Dressing, marinade, or stir-fry sauce: Whip up a single sauce that can act as a salad dressing, marinade for proteins, and stir-fry sauce. For a hearty, Asian-inspired sauce that’s great on low-carb noodle dishes, blend coconut milk, almond butter, ginger, jalapeno, red miso, garlic, lime, dates, and cayenne.
Spiced grain-free granola: Use powdered ginger along with warming spices like cinnamon and cardamom to make a batch of grain-free granola. Simply toss a variety of seeds and chopped nuts (pecans, walnuts, pumpkin seeds, flax seeds, hemp hearts) with spices, sea salt, coconut oil, monk fruit, and vanilla, then spread on a sheet pan and bake at 350 F for 5-7 minutes.

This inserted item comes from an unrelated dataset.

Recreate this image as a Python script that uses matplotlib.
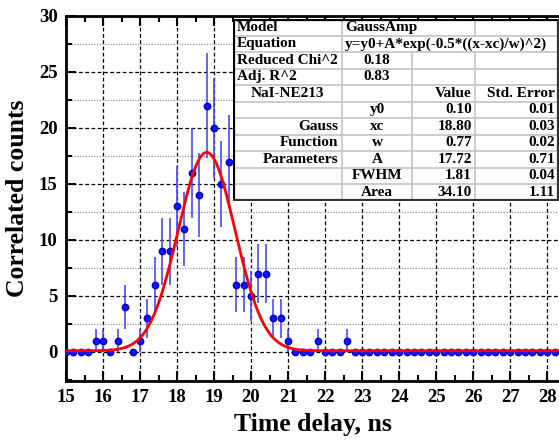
import numpy as np
import matplotlib
matplotlib.use("Agg")
import matplotlib.pyplot as plt
from matplotlib.ticker import MultipleLocator

plt.rcParams['font.family'] = ['Liberation Serif', 'DejaVu Serif']
plt.rcParams['font.weight'] = 'bold'

# measured data: time bins (ns) and counts per bin
time_ns = np.round(np.arange(15.0, 28.41, 0.2), 1)
counts = np.array([0, 0, 0, 0, 1, 1, 0, 1, 4, 0,
                   1, 3, 6, 9, 9, 13, 11, 16, 14, 22,
                   20, 15, 17, 6, 6, 5, 7, 7, 3, 3,
                   1, 0, 0, 0, 1, 0, 0, 0, 1] + [0] * 29, dtype=float)
errors = np.sqrt(counts)  # Poisson errors

# fit parameters (GaussAmp)
y0, xc, w, A = 0.10, 18.80, 0.77, 17.72

# fit-result table
table_top = [("Model", "GaussAmp"),
             ("Equation", "y=y0+A*exp(-0.5*((x-xc)/w)^2)"),
             ("Reduced Chi^2", "0.18"),
             ("Adj. R^2", "0.83")]
group_label = "NaI-NE213"
param_names = ["y0", "xc", "w", "A", "FWHM", "Area"]
param_values = ["0.10", "18.80", "0.77", "17.72", "1.81", "34.10"]
param_errors = ["0.01", "0.03", "0.02", "0.71", "0.04", "1.11"]
side_labels = ["", "Gauss", "Function", "Parameters", "", ""]

W, H = 559, 446
fig = plt.figure(figsize=(W / 100, H / 100), dpi=100)
ax = fig.add_axes([66 / W, (H - 381) / H, (W - 66) / W, (381 - 16) / H])

ax.set_xlim(15, 28.32)
ax.set_ylim(-2.6, 30)
ax.xaxis.set_major_locator(MultipleLocator(1))
ax.xaxis.set_minor_locator(MultipleLocator(0.5))
ax.yaxis.set_major_locator(MultipleLocator(5))
ax.yaxis.set_minor_locator(MultipleLocator(2.5))

ax.grid(which='major', axis='both', color='black', linestyle=(0, (3, 2)), linewidth=0.9)
ax.grid(which='minor', axis='y', color='#999999', linestyle=(0, (1, 1.2)), linewidth=0.9)
ax.set_axisbelow(True)

ax.tick_params(which='both', direction='in', top=True, right=False, width=1.5,
               labelsize=13.5, pad=6)
ax.tick_params(which='major', length=7)
ax.tick_params(which='minor', length=4)
for s in ['left', 'bottom', 'top']:
    ax.spines[s].set_linewidth(2)
ax.spines['right'].set_visible(False)
for lab in ax.get_xticklabels() + ax.get_yticklabels():
    lab.set_fontweight('bold')

ax.errorbar(time_ns, counts, yerr=errors, fmt='none', ecolor='#4848ff',
            elinewidth=1.4, alpha=0.85, zorder=3, clip_on=True)
ax.plot(time_ns, counts, 'o', color='#1414ff', markeredgecolor='#0000cc',
        markersize=4.6, zorder=4, clip_on=True)

xf = np.linspace(15, 28.4, 600)
ax.plot(xf, y0 + A * np.exp(-0.5 * ((xf - xc) / w) ** 2), color='#ff0000',
        linewidth=2, zorder=5)

ax.set_xlabel("Time delay, ns", fontsize=18.5, fontweight='bold', labelpad=5)
ax.set_ylabel("Correlated counts", fontsize=18.5, fontweight='bold', labelpad=7)

# table drawn in pixel coordinates
tx0, tx1, ty0, ty1 = 233, 560, 19, 200.7
tab = fig.add_axes([tx0 / W, (H - ty1) / H, (tx1 - tx0) / W, (ty1 - ty0) / H])
tab.set_xlim(tx0, tx1)
tab.set_ylim(ty1, ty0)
tab.axis('off')
tab.add_patch(plt.Rectangle((tx0, ty0), tx1 - tx0, ty1 - ty0, facecolor='white',
                            edgecolor='none', zorder=0))
nrows = 11
rh = (ty1 - ty0) / nrows
c1, c2, c3, cr = 342, 412, 475, 558
gray = '#c8c8c8'
for k in range(1, nrows):
    tab.plot([tx0, cr], [ty0 + k * rh] * 2, color=gray, lw=1.3)
vlines = {0: [c1, c3], 1: [c1]}
for k in range(nrows):
    for cx in vlines.get(k, [c1, c2, c3]):
        tab.plot([cx, cx], [ty0 + k * rh, ty0 + (k + 1) * rh], color=gray, lw=1.3)
tab.plot([tx0 + 0.8, tx0 + 0.8, cr], [ty1 - 0.8, ty0 + 0.8, ty0 + 0.8], color='black', lw=1.6)
tab.plot([tx0 + 0.8, cr, cr], [ty1 - 0.8, ty1 - 0.8, ty0 + 0.8], color='#333333', lw=1.6)

fs = 11
tk = dict(va='center', fontsize=fs, fontweight='bold')
for k, (lab, val) in enumerate(table_top):
    yc = ty0 + (k + 0.5) * rh
    tab.text(237, yc, lab, ha='left', **tk)
    if k < 2:
        tab.text(345, yc, val, ha='left', **tk)
    else:
        tab.text((c1 + c2) / 2, yc, val, ha='center', **tk)

yc = ty0 + 4.5 * rh
tab.text((tx0 + c1) / 2, yc, group_label, ha='center', **tk)
tab.text(472, yc, "Value", ha='right', **tk)
tab.text(555, yc, "Std. Error", ha='right', **tk)
for i in range(len(param_names)):
    yc = ty0 + (5 + i + 0.5) * rh
    tab.text(338, yc, side_labels[i], ha='right', **tk)
    tab.text((c1 + c2) / 2, yc, param_names[i], ha='center', **tk)
    tab.text(472, yc, param_values[i], ha='right', **tk)
    tab.text(555, yc, param_errors[i], ha='right', **tk)

fig.savefig("out.png", dpi=100)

Spicy ginger sauerkraut: Boost the metabolic benefits of sauerkraut (already pretty impressive) by adding ginger to your recipe. Try this tart, tangy, subtly sweet recipe featuring polyphenol-rich cabbage, grated ginger, radish, and thinly sliced apples. It’s delicious on grilled pork, salads, roasted veggies, and eggs.
DIY spice mix: Research has found that consuming a variety of antioxidant-rich herbs and spices—ginger, cinnamon, turmeric, basil, bay leaf, black pepper, coriander, cumin, oregano, parsley, red pepper, rosemary, and thyme—along with a meal high in carbs and saturated fat can help curb markers of inflammation associated with high carb and fat intake. Consider this motivation to whip up your own flavorful spice blends, so you get a variety of beneficial compounds in one place. This Moroccan Spice Blend (made with ginger, turmeric, cinnamon, and more) makes a great dry rub and addition to stews, lentil dishes, and cauliflower rice.
Carrot ginger soup: You can add fresh or powdered ginger to any soup that needs a little warmth or spice, but this creamy, subtly sweet carrot ginger soup—featuring carrots, grated ginger, ACV, yellow onion, garlic, olive oil, and veggie broth—is a great place to start. Ingredients are cooked and simmered until soft, then pureed in a blender.